Setenta años de Ladrón de bicicletas
La obra de Vittorio De Sica es considerada
la más cristiana entre la de los tres grandes representantes del neorrealismo
italiano. Su dupla con el guionista Cesare Zavattini apelará a la compasión de
los espectadores. El limpiabotas
(1946), Milagro en Milán (1951) y Umberto D (1951) son ejemplos de esta
orientación sentimental. Tres años antes del estreno de Umberto D ya había
llegado al poder la Democracia Cristiana, y con ella el Plan Marshall y la
conciencia de “prestigio exterior”. La primera afectaría al cine mediante la
censura, la segunda con la entrada de películas norteamericanas al circuito
italiano y la última porque el neorrealismo da una imagen triste y miserable
del país que ya no está entusiasmado con lo antifascista. Con esto inicia la caída
del neorrealismo. Lo seguirá el llamado neorrealismo rosa, en el que se
filmarán comedias meridionales, para luego dar paso al “posneorrealismo”, el
cual desplazará los temas proletarios típicos del neorrealismo hacia la crítica
de la burguesía. Varios de los directores más importantes de la historia del
cine conforman esta “posvanguardia”, entre ellos Michelangelo Antonioni,
Luciano Emmer, Enrico Gras y Federico Fellini. Durante la década del cincuenta
el cine italiano era considerado el más avanzado del mundo y su influencia la
vemos sobre todo en Latinoamérica, donde las maneras neorrealistas, precarias y
de fondos escasos para hacer cine, resultaron idóneas.
De Sica declaró una vez que quería que
con sus películas la gente sintiese que quiere ser mejor persona. La trama de Ladrón de bicicletas (1948),
diabólicamente simple y compleja al mismo tiempo, es la simple historia de un
hombre que necesita trabajar. El talento del director para la puesta en escena
se hace evidente en la composición poética de las locaciones, los amaneceres,
la elección del lugar perfecto donde colocar la cámara para que la ciudad se
vea de cierta manera, como si no lo hubiese preparado. Hay influencia de Welles
en cuanto a los contrastes en escalas, por ejemplo, la escena en la casa de
empeños, donde el encargado trepa por el mueble altísimo y se ve diminuto. Las
escenas transcurren con una suerte de causalidad dramática que no puede
burlarse, como si pudiese no transcurrir así, pero al hacerlo, no cabe duda de
que no podía ser de otra forma. El crítico André Bazin la describe como
poliédrica, llena de matices por simple y lineal que parezca.

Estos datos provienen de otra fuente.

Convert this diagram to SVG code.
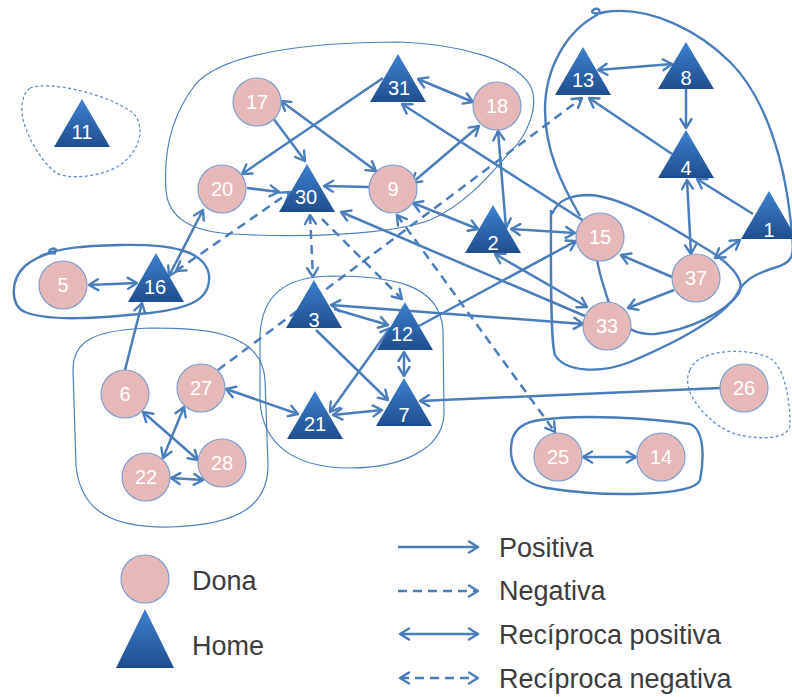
<svg xmlns="http://www.w3.org/2000/svg" width="792" height="697" viewBox="0 0 792 697">
<defs>
<style>
.hull{fill:none;stroke:#4f81bd;stroke-width:1.2}
.hullb{fill:none;stroke:#4a7ebb;stroke-width:2.4}
.hulld{fill:none;stroke:#5b8cc8;stroke-width:1.3;stroke-dasharray:3 2.5}
.e{stroke:#4a7ebb;stroke-width:2.5;fill:none}
.pos{marker-end:url(#ah)}
.neg{marker-end:url(#ah);stroke-dasharray:9 6}
.rpos{marker-end:url(#ah);marker-start:url(#ahs)}
.rneg{marker-end:url(#ah);marker-start:url(#ahs);stroke-dasharray:9 6}
.c{fill:#e6b9b8;stroke:#7f9fcf;stroke-width:1.2}
.t{fill:url(#tg)}
.lbl{font-family:"Liberation Sans",Arial,sans-serif;font-size:20px;fill:#ffffff;text-anchor:middle;dominant-baseline:central}
.leg{font-family:"Liberation Sans",Arial,sans-serif;font-size:27px;fill:#3c3c3c}
</style>
<linearGradient id="tg" x1="0" y1="0" x2="0" y2="1">
<stop offset="0" stop-color="#3d81d0"/>
<stop offset="1" stop-color="#1f4e8e"/>
</linearGradient>
<marker id="ah" viewBox="-11 -7 13 14" refX="0" refY="0" markerWidth="13" markerHeight="14" markerUnits="userSpaceOnUse" orient="auto">
<path d="M-9,-5.5 L0,0 L-9,5.5" fill="none" stroke="#4a7ebb" stroke-width="2.4" stroke-linecap="round" stroke-linejoin="round" stroke-dasharray="none"/>
</marker>
<marker id="ahs" viewBox="-11 -7 13 14" refX="0" refY="0" markerWidth="13" markerHeight="14" markerUnits="userSpaceOnUse" orient="auto-start-reverse">
<path d="M-9,-5.5 L0,0 L-9,5.5" fill="none" stroke="#4a7ebb" stroke-width="2.4" stroke-linecap="round" stroke-linejoin="round" stroke-dasharray="none"/>
</marker>
</defs>
<rect width="792" height="697" fill="#ffffff"/>

<g id="groups">
<path class="hull" d="M400,42 C460,44 515,60 530,85 C540,105 528,135 510,152 C490,175 465,205 430,220 C390,235 300,238 233,234 C195,232 168,220 166,190 C164,160 168,120 195,85 C220,55 300,42 400,42 Z"/>
<path class="hull" d="M330,276 C390,276 440,283 443,330 L444,415 C442,450 400,468 350,468 C295,468 262,445 260,400 L260,335 C262,295 285,277 330,276 Z"/>
<path class="hull" d="M150,328 C200,328 262,330 265,380 L268,465 C268,505 240,525 170,527 C110,528 80,510 76,465 L73,370 C73,340 95,330 150,328 Z"/>
<path class="hullb" d="M40,256 C60,248 80,246 120,245 C170,244 205,250 209,275 C211,300 190,308 150,313 C100,318 50,322 25,312 C10,305 10,280 25,266 C35,258 45,254 55,252 C58,249 54,247 50,250 C48,252 50,254 56,253"/>
<path class="hullb" d="M540,420 C580,414 650,418 690,424 C705,430 704,460 700,480 C695,497 600,497 547,488 C515,482 508,460 512,440 C515,428 525,422 540,420 Z"/>
<path class="hullb" d="M580,216 C562,185 545,150 545,110 C545,70 565,32 597,15 C602,10 598,7 593,10 C590,13 596,15 605,12 C650,5 700,32 730,62 C765,97 786,160 792,235 C795,258 790,262 780,266 C760,272 745,278 738,292 C725,318 670,345 630,362 C600,374 565,372 555,355 C550,340 551,260 551,210"/>
<path class="hullb" d="M552,214 C558,200 570,195 590,195 C620,197 660,220 700,245 C730,262 746,280 739,293 C726,312 690,330 655,334 C630,336 615,320 608,300 C603,285 598,270 597,258"/>
<path class="hulld" d="M30,88 C50,80 110,95 133,113 C145,125 142,150 120,165 C100,178 65,180 55,172 C40,160 22,130 22,110 C22,98 25,92 30,88 Z"/>
<path class="hulld" d="M690,370 C695,352 740,345 770,358 C785,368 790,400 790,425 C788,440 760,440 735,434 C710,425 690,400 688,385 C687,378 688,374 690,370 Z"/>
</g>

<g id="connectors">
<line class="e pos" x1="383" y1="78" x2="242" y2="174"/>
<line class="e pos" x1="273" y1="118" x2="305" y2="161"/>
<line class="e pos" x1="247" y1="188" x2="279" y2="192"/>
<line class="e pos" x1="369" y1="187" x2="324" y2="186"/>
<line class="e pos" x1="584" y1="221" x2="402" y2="104"/>
<line class="e pos" x1="585" y1="316" x2="341" y2="212"/>
<line class="e pos" x1="125" y1="370" x2="142" y2="303"/>
<line class="e pos" x1="334" y1="309" x2="388" y2="325"/>
<line class="e pos" x1="316" y1="330" x2="388" y2="400"/>
<line class="e pos" x1="417" y1="327" x2="576" y2="241"/>
<line class="e pos" x1="720" y1="388" x2="420" y2="401"/>
<line class="e pos" x1="672" y1="277" x2="621" y2="255"/>
<line class="e pos" x1="674" y1="290" x2="628" y2="308"/>
<line class="e pos" x1="753" y1="214" x2="697" y2="179"/>
<line class="e pos" x1="686" y1="89" x2="686" y2="128"/>
<line class="e pos" x1="672" y1="154" x2="589" y2="98"/>
<line class="e neg" x1="322" y1="219" x2="402" y2="299"/>
<line class="e neg" x1="218" y1="370" x2="582" y2="98"/>
<line class="e rpos" x1="418" y1="79" x2="473" y2="102"/>
<line class="e rpos" x1="281" y1="101" x2="376" y2="171"/>
<line class="e rpos" x1="479" y1="126" x2="412" y2="183"/>
<line class="e rpos" x1="498" y1="131" x2="506" y2="228"/>
<line class="e rpos" x1="413" y1="203" x2="478" y2="229"/>
<line class="e rpos" x1="511" y1="229" x2="575" y2="233"/>
<line class="e rpos" x1="495" y1="254" x2="587" y2="307"/>
<line class="e rpos" x1="331" y1="305" x2="583" y2="324"/>
<line class="e rpos" x1="169" y1="276" x2="203" y2="210"/>
<line class="e rpos" x1="89" y1="285" x2="137" y2="283"/>
<line class="e rpos" x1="226" y1="389" x2="298" y2="414"/>
<line class="e rpos" x1="143" y1="412" x2="198" y2="460"/>
<line class="e rpos" x1="184" y1="407" x2="163" y2="458"/>
<line class="e rpos" x1="171" y1="478" x2="203" y2="480"/>
<line class="e rpos" x1="404" y1="352" x2="404" y2="376"/>
<line class="e rpos" x1="333" y1="415" x2="382" y2="410"/>
<line class="e rpos" x1="330" y1="412" x2="390" y2="328"/>
<line class="e rpos" x1="691" y1="254" x2="687" y2="180"/>
<line class="e rpos" x1="715" y1="258" x2="740" y2="240"/>
<line class="e rpos" x1="598" y1="70" x2="672" y2="64"/>
<line class="e rpos" x1="583" y1="457" x2="636" y2="457"/>
<line class="e rneg" x1="310" y1="215" x2="313" y2="277"/>
<line class="e rneg" x1="397" y1="215" x2="555" y2="432"/>
<line class="e rneg" x1="176" y1="271" x2="290" y2="192"/>
</g>

<g id="n17"><circle class="c" cx="257" cy="102" r="24"/><text class="lbl" x="257" y="102">17</text></g>
<g id="n18"><circle class="c" cx="497" cy="106" r="24"/><text class="lbl" x="497" y="106">18</text></g>
<g id="n20"><circle class="c" cx="222" cy="189" r="24"/><text class="lbl" x="222" y="189">20</text></g>
<g id="n9"><circle class="c" cx="393" cy="189" r="24"/><text class="lbl" x="393" y="189">9</text></g>
<g id="n15"><circle class="c" cx="600" cy="237" r="24"/><text class="lbl" x="600" y="237">15</text></g>
<g id="n37"><circle class="c" cx="696" cy="278" r="24"/><text class="lbl" x="696" y="278">37</text></g>
<g id="n33"><circle class="c" cx="607" cy="326" r="24"/><text class="lbl" x="607" y="326">33</text></g>
<g id="n5"><circle class="c" cx="63" cy="285" r="24"/><text class="lbl" x="63" y="285">5</text></g>
<g id="n6"><circle class="c" cx="125" cy="394" r="24"/><text class="lbl" x="125" y="394">6</text></g>
<g id="n27"><circle class="c" cx="201" cy="388" r="24"/><text class="lbl" x="201" y="388">27</text></g>
<g id="n22"><circle class="c" cx="146" cy="477" r="24"/><text class="lbl" x="146" y="477">22</text></g>
<g id="n28"><circle class="c" cx="222" cy="463" r="24"/><text class="lbl" x="222" y="463">28</text></g>
<g id="n26"><circle class="c" cx="744" cy="388" r="24"/><text class="lbl" x="744" y="388">26</text></g>
<g id="n25"><circle class="c" cx="558" cy="457" r="24"/><text class="lbl" x="558" y="457">25</text></g>
<g id="n14"><circle class="c" cx="661" cy="457" r="24"/><text class="lbl" x="661" y="457">14</text></g>

<g id="n31"><polygon class="t" points="398,54 426,102 370,102"/><text class="lbl" x="399" y="88">31</text></g>
<g id="n30"><polygon class="t" points="307,164 335,212 279,212"/><text class="lbl" x="306" y="197">30</text></g>
<g id="n13"><polygon class="t" points="583,47 611,95 555,95"/><text class="lbl" x="583" y="80">13</text></g>
<g id="n8"><polygon class="t" points="686,42 714,89 658,89"/><text class="lbl" x="686" y="78">8</text></g>
<g id="n4"><polygon class="t" points="686,130 714,178 658,178"/><text class="lbl" x="686" y="168">4</text></g>
<g id="n1"><polygon class="t" points="769,191 797,239 741,239"/><text class="lbl" x="769" y="230">1</text></g>
<g id="n2"><polygon class="t" points="493,205 521,253 465,253"/><text class="lbl" x="493" y="243">2</text></g>
<g id="n11"><polygon class="t" points="82,99 110,147 54,147"/><text class="lbl" x="82" y="132">11</text></g>
<g id="n16"><polygon class="t" points="156,253 184,302 128,302"/><text class="lbl" x="155" y="287">16</text></g>
<g id="n3"><polygon class="t" points="314,280 342,328 286,328"/><text class="lbl" x="314" y="320">3</text></g>
<g id="n12"><polygon class="t" points="405,302 433,350 377,350"/><text class="lbl" x="402" y="334">12</text></g>
<g id="n21"><polygon class="t" points="315,391 343,439 287,439"/><text class="lbl" x="315" y="424">21</text></g>
<g id="n7"><polygon class="t" points="404,378 432,426 376,426"/><text class="lbl" x="404" y="415">7</text></g>

<g id="legend">
<circle class="c" cx="145" cy="579" r="24"/>
<polygon class="t" points="145,609 174,668 116,668"/>
<text class="leg" x="192" y="590">Dona</text>
<text class="leg" x="192" y="655">Home</text>
<line class="e pos" x1="398" y1="547" x2="478" y2="547"/>
<line class="e neg" x1="398" y1="591" x2="478" y2="591"/>
<line class="e rpos" x1="400" y1="634" x2="478" y2="634"/>
<line class="e rneg" x1="400" y1="678" x2="478" y2="678"/>
<text class="leg" x="499" y="557">Positiva</text>
<text class="leg" x="499" y="600">Negativa</text>
<text class="leg" x="499" y="644">Recíproca positiva</text>
<text class="leg" x="499" y="688">Recíproca negativa</text>
</g>
</svg>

Pero no todo es desolación en esta
historia. En Ladrón de bicicletas hay
algo de la comedia italiana, un cierto humor frente a las instituciones, como
en la escena en la que la vidente llama feo a uno de sus clientes, o la altivez
casi insoportable del niño que come el pan con mozzarella en la mesa junto a
los Ricci. Escenas como aquella en la que Antonio cree que su hijo se ha
ahogado le dan nuevas dimensiones a los conflictos pues, ¿qué significa el robo
de la bicicleta frente a que su hijo se haya ahogado? De igual manera sucede
con la escena en la que padre e hijo deben resguardarse de la lluvia junto a
unos curas: Bazin señala que esta es una escena compleja en tanto es la iglesia
la que debería ofrecerles consuelo a los protagonistas, sin embargo solo se
paran allí indiferentes a la desgracia que puedan estar viviendo este par que
se resguarda junto a ellos. Los curas no están haciendo nada malo, pero es
difícil imaginar una escena menos anticlerical que esta.
La escena final destaca por su
aproximación a la fe en el ser humano. Bruno es testigo de lo que hace su padre
y sale a darle consuelo. En semejante situación De Sica nos ha puesto a padre e
hijo a la misma altura moral, “casi su igual” diría Bazin, alejándose anónimos
entre la muchedumbre de la ciudad. Ladrón
de bicicletas trata el amor de un hombre a su familia y su necesidad de
protegerla. Dice Roger Ebert “¿quién no se identifica con eso?”.